## START SOURCE DATA
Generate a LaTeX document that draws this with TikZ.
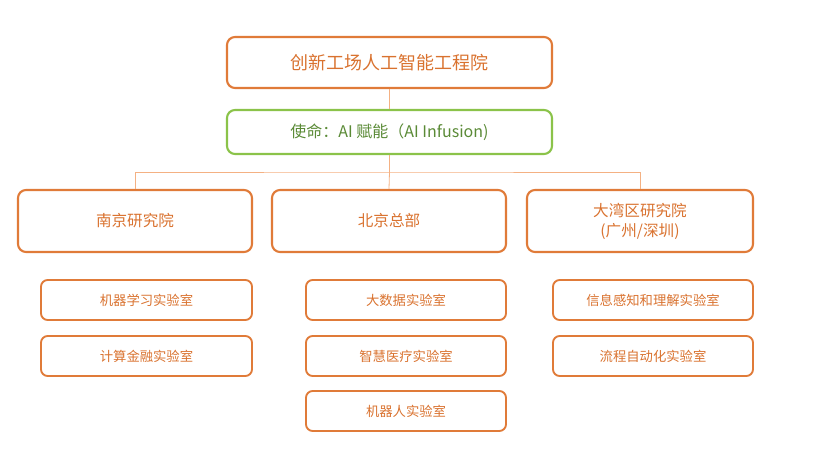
\documentclass[tikz,border=0pt]{standalone}
\usepackage{fontspec}
\setmainfont{Noto Sans CJK SC}
\definecolor{org}{HTML}{E07B39}
\definecolor{orgtxt}{HTML}{D9722F}
\definecolor{grn}{HTML}{8BC34A}
\definecolor{grntxt}{HTML}{5A8A36}
\definecolor{ln}{HTML}{F4B183}
\begin{document}
\begin{tikzpicture}[x=0.75pt,y=-0.75pt,
  box/.style={draw=org,line width=1.6pt,rounded corners=6pt,text=orgtxt,align=center,inner sep=0pt},
  lab/.style={draw=org,line width=1.4pt,rounded corners=5pt,text=orgtxt,align=center,inner sep=0pt,font=\fontsize{10}{12}\selectfont},
  conn/.style={draw=ln,line width=0.6pt}]
\useasboundingbox (0,0) rectangle (822,466);
\node[box,minimum width=325*0.75pt,minimum height=51*0.75pt,font=\fontsize{13.5}{16}\selectfont] (top) at (389.5,62.5) {创新工场人工智能工程院};
\node[box,draw=grn,text=grntxt,minimum width=325*0.75pt,minimum height=44*0.75pt,font=\fontsize{12}{14}\selectfont] (mis) at (389.5,132) {使命：AI 赋能（AI Infusion)};
\node[box,minimum width=234*0.75pt,minimum height=62*0.75pt,font=\fontsize{11.7}{15}\selectfont] (nj) at (135,221) {南京研究院};
\node[box,minimum width=234*0.75pt,minimum height=62*0.75pt,font=\fontsize{11.7}{15}\selectfont] (bj) at (389,221) {北京总部};
\node[box,minimum width=226*0.75pt,minimum height=62*0.75pt,font=\fontsize{11.7}{15}\selectfont] (gz) at (640,221) {大湾区研究院\\(广州/深圳)};
\coordinate (hj) at (389.5,172);
\draw[conn] (top.south) -- (mis.north);
\draw[conn] (mis.south) -- (hj);
\draw[conn] (nj.north) |- (hj) -| (gz.north);
\draw[conn] (hj) -- (bj.north);
\node[lab,minimum width=211*0.75pt,minimum height=40*0.75pt] (a1) at (146.5,300) {机器学习实验室};
\node[lab,minimum width=211*0.75pt,minimum height=40*0.75pt] (a2) at (146.5,356) {计算金融实验室};
\node[lab,minimum width=200*0.75pt,minimum height=40*0.75pt] (b1) at (406,300) {大数据实验室};
\node[lab,minimum width=200*0.75pt,minimum height=40*0.75pt] (b2) at (406,356) {智慧医疗实验室};
\node[lab,minimum width=200*0.75pt,minimum height=40*0.75pt] (b3) at (406,411) {机器人实验室};
\node[lab,minimum width=200*0.75pt,minimum height=40*0.75pt] (c1) at (653,300) {信息感知和理解实验室};
\node[lab,minimum width=200*0.75pt,minimum height=40*0.75pt] (c2) at (653,356) {流程自动化实验室};
\end{tikzpicture}
\end{document}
## END SOURCE DATA
→ **EXERCISE**: Write out again every line above exactly as given; the pictures do not belong in the copy.

→ **ANSWER TO THIS EXERCISE**:
Generate a LaTeX document that draws this with TikZ.
\documentclass[tikz,border=0pt]{standalone}
\usepackage{fontspec}
\setmainfont{Noto Sans CJK SC}
\definecolor{org}{HTML}{E07B39}
\definecolor{orgtxt}{HTML}{D9722F}
\definecolor{grn}{HTML}{8BC34A}
\definecolor{grntxt}{HTML}{5A8A36}
\definecolor{ln}{HTML}{F4B183}
\begin{document}
\begin{tikzpicture}[x=0.75pt,y=-0.75pt,
  box/.style={draw=org,line width=1.6pt,rounded corners=6pt,text=orgtxt,align=center,inner sep=0pt},
  lab/.style={draw=org,line width=1.4pt,rounded corners=5pt,text=orgtxt,align=center,inner sep=0pt,font=\fontsize{10}{12}\selectfont},
  conn/.style={draw=ln,line width=0.6pt}]
\useasboundingbox (0,0) rectangle (822,466);
\node[box,minimum width=325*0.75pt,minimum height=51*0.75pt,font=\fontsize{13.5}{16}\selectfont] (top) at (389.5,62.5) {创新工场人工智能工程院};
\node[box,draw=grn,text=grntxt,minimum width=325*0.75pt,minimum height=44*0.75pt,font=\fontsize{12}{14}\selectfont] (mis) at (389.5,132) {使命：AI 赋能（AI Infusion)};
\node[box,minimum width=234*0.75pt,minimum height=62*0.75pt,font=\fontsize{11.7}{15}\selectfont] (nj) at (135,221) {南京研究院};
\node[box,minimum width=234*0.75pt,minimum height=62*0.75pt,font=\fontsize{11.7}{15}\selectfont] (bj) at (389,221) {北京总部};
\node[box,minimum width=226*0.75pt,minimum height=62*0.75pt,font=\fontsize{11.7}{15}\selectfont] (gz) at (640,221) {大湾区研究院\\(广州/深圳)};
\coordinate (hj) at (389.5,172);
\draw[conn] (top.south) -- (mis.north);
\draw[conn] (mis.south) -- (hj);
\draw[conn] (nj.north) |- (hj) -| (gz.north);
\draw[conn] (hj) -- (bj.north);
\node[lab,minimum width=211*0.75pt,minimum height=40*0.75pt] (a1) at (146.5,300) {机器学习实验室};
\node[lab,minimum width=211*0.75pt,minimum height=40*0.75pt] (a2) at (146.5,356) {计算金融实验室};
\node[lab,minimum width=200*0.75pt,minimum height=40*0.75pt] (b1) at (406,300) {大数据实验室};
\node[lab,minimum width=200*0.75pt,minimum height=40*0.75pt] (b2) at (406,356) {智慧医疗实验室};
\node[lab,minimum width=200*0.75pt,minimum height=40*0.75pt] (b3) at (406,411) {机器人实验室};
\node[lab,minimum width=200*0.75pt,minimum height=40*0.75pt] (c1) at (653,300) {信息感知和理解实验室};
\node[lab,minimum width=200*0.75pt,minimum height=40*0.75pt] (c2) at (653,356) {流程自动化实验室};
\end{tikzpicture}
\end{document}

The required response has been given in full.